I reached home at about 5am last night. In the car, I fell asleep to Portishead and instinctively woke up when I was reaching my place. I looked at my make-up, with my mascara that ran and bronze-black eyeliner that smudged, I was quite a mess.

Suddenly I wasn't so tired, and I didn't want to sleep yet. I took out Life is Beautiful and had it played, like a silent movie. I wore this oversized tee, a tee my mom had placed in my room for Christian to wear to sleep when he stays over. My make-up was still on, and on me the strong smell of cigarettes lingered like too much alcohol. I took out the Unbearable Lightness of Being, b.'s, and tried to read it. With Nietszche and infinity and eternal return all just on the first page alone, I couldn't bear reading it tonight. Not tonight, at least.
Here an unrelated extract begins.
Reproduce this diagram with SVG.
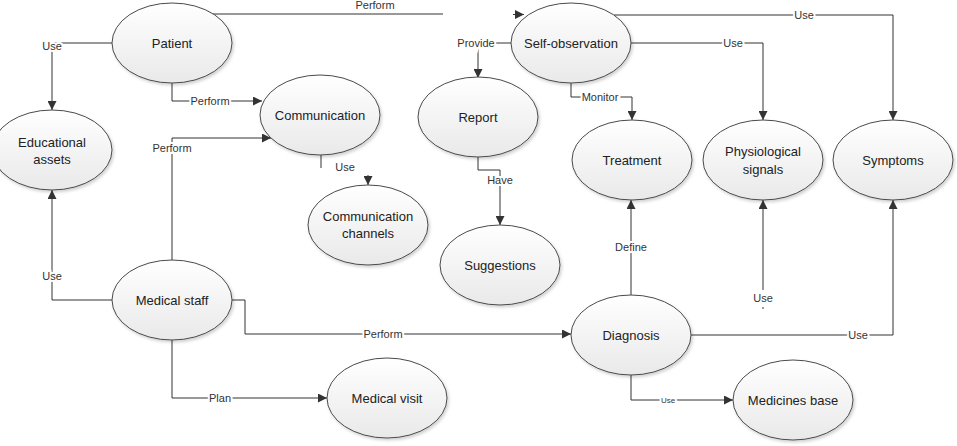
<svg xmlns="http://www.w3.org/2000/svg" width="957" height="446" viewBox="0 0 957 446">
<style>
.node ellipse{fill:url(#g);stroke:#4a4a4a;stroke-width:1;filter:url(#sh)}
.node text{font-family:"Liberation Sans",Arial,sans-serif;font-size:13px;fill:#222;text-anchor:middle;dominant-baseline:central}
.edges path,.edges line{fill:none;stroke:#333;stroke-width:1}
.arr{marker-end:url(#ah)}
.lbl{font-family:"Liberation Sans",Arial,sans-serif;font-size:11px;fill:#333;text-anchor:middle;dominant-baseline:central;stroke:#fff;stroke-width:4;paint-order:stroke}
</style>
<defs>
<linearGradient id="g" x1="0" y1="0" x2="0" y2="1">
<stop offset="0" stop-color="#ffffff"/>
<stop offset="1" stop-color="#e9e9e9"/>
</linearGradient>
<filter id="sh" x="-10%" y="-10%" width="125%" height="130%">
<feDropShadow dx="1.5" dy="2" stdDeviation="1.5" flood-color="#000" flood-opacity="0.18"/>
</filter>
<marker id="ah" viewBox="0 0 10 10" refX="10" refY="5" markerWidth="9" markerHeight="9" markerUnits="userSpaceOnUse" orient="auto">
<path d="M0,0 L10,5 L0,10 Z" fill="#333"/>
</marker>
</defs>
<rect width="957" height="446" fill="#fff"/>
<g class="edges">
<!-- Patient -> Educational assets -->
<path class="arr" d="M112,43 H52 V110"/>
<!-- Patient -> Communication -->
<path class="arr" d="M172,83 V101 H262"/>
<!-- Patient -> Self-observation (Perform) -->
<path d="M213,14 H443"/>
<path class="arr" d="M513,14.5 H524"/>
<!-- Medical staff -> Communication -->
<path class="arr" d="M172,260 V138 H271"/>
<!-- Medical staff -> Educational assets -->
<path class="arr" d="M113,300 H52 V190"/>
<!-- Medical staff -> Diagnosis -->
<path class="arr" d="M232,300 H245 V334 H571"/>
<!-- Medical staff -> Medical visit -->
<path class="arr" d="M172,340 V398 H327"/>
<!-- Communication -> Communication channels -->
<path d="M321,155 V168"/>
<path class="arr" d="M368,175 V185"/>
<!-- Self-observation -> Report -->
<path class="arr" d="M511,43 H478 V78"/>
<!-- Self-observation -> Treatment -->
<path class="arr" d="M571,83 V97 H632 V120"/>
<!-- Self-observation -> Physiological signals -->
<path class="arr" d="M631,43 H763 V120"/>
<!-- Self-observation -> Symptoms -->
<path class="arr" d="M614,15 H893 V120"/>
<!-- Report -> Suggestions -->
<path class="arr" d="M478,157 V170 H500 V225"/>
<!-- Diagnosis -> Treatment -->
<path class="arr" d="M631,295 V200"/>
<!-- ? -> Physiological signals -->
<path class="arr" d="M763,290 V200"/>
<path d="M763,307 V309"/>
<!-- Diagnosis -> Symptoms -->
<path class="arr" d="M691,335 H893 V200"/>
<!-- Diagnosis -> Medicines base -->
<path class="arr" d="M631,375 V400 H733"/>
<!-- labels -->
<text class="lbl" x="52" y="46">Use</text>
<text class="lbl" x="210" y="101">Perform</text>
<text class="lbl" x="375" y="5">Perform</text>
<text class="lbl" x="172" y="148">Perform</text>
<text class="lbl" x="52" y="276">Use</text>
<text class="lbl" x="383" y="334">Perform</text>
<text class="lbl" x="220" y="398">Plan</text>
<text class="lbl" x="345" y="167">Use</text>
<text class="lbl" x="476" y="43">Provide</text>
<text class="lbl" x="600" y="97">Monitor</text>
<text class="lbl" x="733" y="43">Use</text>
<text class="lbl" x="804" y="15">Use</text>
<text class="lbl" x="500" y="180">Have</text>
<text class="lbl" x="631" y="247">Define</text>
<text class="lbl" x="763" y="298">Use</text>
<text class="lbl" x="858" y="335">Use</text>
<text class="lbl" x="668" y="400" style="font-size:8px">Use</text>
</g>
<g id="patient" class="node"><ellipse cx="172" cy="43" rx="60" ry="40"/><text x="172" y="43">Patient</text></g>
<g id="educational-assets" class="node"><ellipse cx="52" cy="150" rx="60" ry="40"/><text x="52" y="142">Educational</text><text x="52" y="159">assets</text></g>
<g id="communication" class="node"><ellipse cx="320" cy="115" rx="60" ry="40"/><text x="320" y="115">Communication</text></g>
<g id="communication-channels" class="node"><ellipse cx="368" cy="225" rx="60" ry="40"/><text x="368" y="216">Communication</text><text x="368" y="233">channels</text></g>
<g id="medical-staff" class="node"><ellipse cx="172" cy="300" rx="60" ry="40"/><text x="172" y="300">Medical staff</text></g>
<g id="medical-visit" class="node"><ellipse cx="387" cy="398" rx="60" ry="40"/><text x="387" y="398">Medical visit</text></g>
<g id="report" class="node"><ellipse cx="478" cy="117" rx="60" ry="40"/><text x="478" y="117">Report</text></g>
<g id="suggestions" class="node"><ellipse cx="500" cy="265" rx="60" ry="40"/><text x="500" y="265">Suggestions</text></g>
<g id="self-observation" class="node"><ellipse cx="571" cy="43" rx="60" ry="40"/><text x="571" y="43">Self-observation</text></g>
<g id="treatment" class="node"><ellipse cx="632" cy="160" rx="60" ry="40"/><text x="632" y="160">Treatment</text></g>
<g id="physiological-signals" class="node"><ellipse cx="763" cy="160" rx="60" ry="40"/><text x="763" y="151">Physiological</text><text x="763" y="169">signals</text></g>
<g id="symptoms" class="node"><ellipse cx="893" cy="160" rx="60" ry="40"/><text x="893" y="160">Symptoms</text></g>
<g id="diagnosis" class="node"><ellipse cx="631" cy="335" rx="60" ry="40"/><text x="631" y="335">Diagnosis</text></g>
<g id="medicines-base" class="node"><ellipse cx="793" cy="400" rx="60" ry="40"/><text x="793" y="400">Medicines base</text></g>
</svg>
He'd called me at 3am, and asked where I was, and I said I wasn't home. He was near my place and wanted to meet me. I didn't, as I usually would, try to get home as fast as possible, or ask to meet him somewhere. Or just even at home, waiting for that call that I used to receive so often.

It's the 20th today. And it was b. I called before I went home just to say goodnight. And I stayed up listening to the silence and thinking about wanting to wait for the sun to rise and then falling asleep. And I have the disc b. compiled for me being played on repeat. And I'm writing this.

A realization hit me, hard like an adrenaline, that it was over. We were over and past. And although it pains me to think that way, it is, and it was okay.